Dice la Constitución en su artículo 20, donde se reconocen y protegen los derechos a la libertad de expresión y a comunicar y recibir libremente información veraz por cualquier medio de difusión, que "la ley regulará el derecho a la cláusula de conciencia y al secreto profesional en el ejercicio de estas libertades". Luego vino esa prometida Ley reguladora a disposición de los periodistas. Pero sucede que en casi 30 años sólo se sabe de dos profesionales que la hayan invocado para defender su independencia. Parece pues que se acabaron los gitanos que iban por el monte solos. Claro que ahí está la norma legal vigente pese a quien hoy posa de cruzado paladín de las libertades y entonces proponía que, si era el periodista quien alteraba sus convicciones respecto a las que sostenía en el momento de su contratación, la empresa editora debería tener derecho a despedirlo sin indemnización alguna.
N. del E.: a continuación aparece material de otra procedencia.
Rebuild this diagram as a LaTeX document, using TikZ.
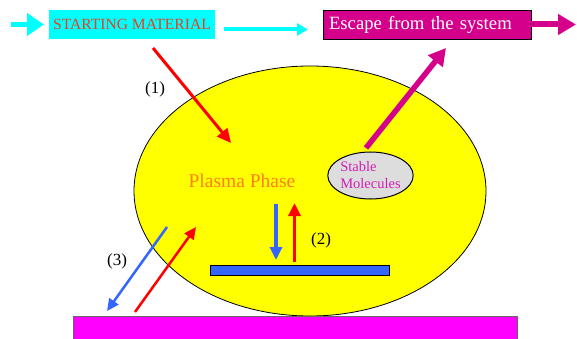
\documentclass[tikz,border=0pt]{standalone}
\usepackage{fontspec}
\setmainfont{Liberation Serif}
\usetikzlibrary{arrows.meta,shapes.geometric}
\definecolor{cyanc}{RGB}{0,255,255}
\definecolor{magdark}{RGB}{212,0,140}
\definecolor{startred}{RGB}{232,64,32}
\definecolor{plasmaor}{RGB}{255,128,20}
\definecolor{stablemag}{RGB}{210,30,180}
\definecolor{lblue}{RGB}{51,102,255}
\definecolor{barmag}{RGB}{255,0,255}
\definecolor{lgray}{RGB}{221,221,221}
\definecolor{plasmayel}{RGB}{255,255,0}
\begin{document}
\begin{tikzpicture}[x=1pt,y=-1pt,
  lbl/.style={font=\fontsize{17}{17}\selectfont, anchor=base, inner sep=0pt},
  thinarrow/.style={line width=2.5pt, -{Triangle[length=12pt,width=11pt]}},
  midarrow/.style={line width=3.5pt, -{Triangle[length=13pt,width=12pt]}}
]
\useasboundingbox (0,0) rectangle (577,339);
\clip (0,0) rectangle (577,339);

% plasma ellipse
\node[ellipse, fill=plasmayel, draw=black, line width=0.8pt, minimum width=352pt, minimum height=250pt, inner sep=0pt] (plasma) at (310,191) {};
\node[font=\fontsize{19.5}{20}\selectfont, text=plasmaor, anchor=base, inner sep=0pt] (pp) at (242,187) {Plasma Phase};

% substrate bar
\node[fill=barmag, draw=black!60, line width=0.8pt, minimum width=444pt, minimum height=30pt, anchor=north west, inner sep=0pt] (substrate) at (73,316) {};

% surface bar
\node[fill=lblue, draw=black, line width=0.8pt, minimum width=179pt, minimum height=10pt, inner sep=0pt] (surf) at (299.5,270) {};

% stable molecules
\node[ellipse, fill=lgray, draw=black, line width=1pt, minimum width=85pt, minimum height=47pt, inner sep=0pt, text=stablemag, align=left, font=\fontsize{14.5}{17}\selectfont] (stable) at (370.5,175.5) {Stable\\Molecules};

% top boxes
\node[fill=cyanc, minimum width=166pt, minimum height=29pt, inner sep=0pt, text=startred, font=\fontsize{15.6}{16}\selectfont] (start) at (132,24.5) {STARTING MATERIAL};
\node[fill=magdark, draw=black, line width=0.8pt, minimum width=208pt, minimum height=29pt, inner xsep=6pt, inner ysep=0pt, text width=196pt, align=left, text=white, font=\fontsize{18.7}{19}\selectfont] (esc) at (427,24.5) {Escape from the system};

% coordinates
\coordinate (inL) at (11,24.5);
\coordinate (inT) at (44,24.5);
\coordinate (midS) at (224,29.5);
\coordinate (midE) at (308,29.5);
\coordinate (outE) at (576,24.5);
\coordinate (escS) at (366,148);
\coordinate (escE) at (446,48);
\coordinate (r1s) at (153,48);
\coordinate (r1e) at (231,143);
\coordinate (bdS) at (276,204);
\coordinate (bdE) at (276,260);
\coordinate (ruS) at (294.5,262);
\coordinate (ruE) at (294.5,203);
\coordinate (b3S) at (167,227);
\coordinate (b3E) at (107,311);
\coordinate (r3S) at (135,312);
\coordinate (r3E) at (196,227);

% arrows top
\draw[cyanc, line width=5pt, -{Triangle[length=17pt,width=22pt]}] (inL) -- (inT);
\draw[cyanc, line width=4pt, -{Triangle[length=11pt,width=12pt]}] (midS) -- (midE);
\draw[magdark, line width=6pt, -{Triangle[length=18pt,width=20pt]}] (esc.east) -- (outE);
\draw[magdark, line width=5.5pt, -{Triangle[length=17pt,width=18pt]}] (escS) -- (escE);

% (1)
\draw[red, line width=3pt, -{Triangle[length=14pt,width=13pt]}] (r1s) -- (r1e);
\node[lbl] (l1) at (155,94) {(1)};

% (2)
\draw[lblue, midarrow] (bdS) -- (bdE);
\draw[red, midarrow] (ruS) -- (ruE);
\node[lbl] (l2) at (321,244) {(2)};

% (3)
\draw[lblue, thinarrow] (b3S) -- (b3E);
\draw[red, thinarrow] (r3S) -- (r3E);
\node[lbl] (l3) at (117,265) {(3)};
\end{tikzpicture}
\end{document}
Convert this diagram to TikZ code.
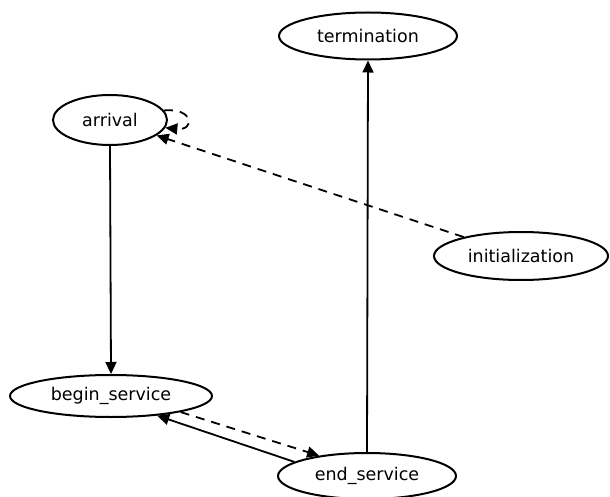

Mientras, recomendamos al público la lectura del Manual de autoprotección contra la manipulación comunicativa, y a los colegas, atenerse al deber de hacer periodismo aunque moleste y que recuerden el viejo dicho, recuperado por Alan Furst en su novela El corresponsal (Seix Barral, Barcelona, 2006), según el cual "nada como que le disparen a uno si fallan".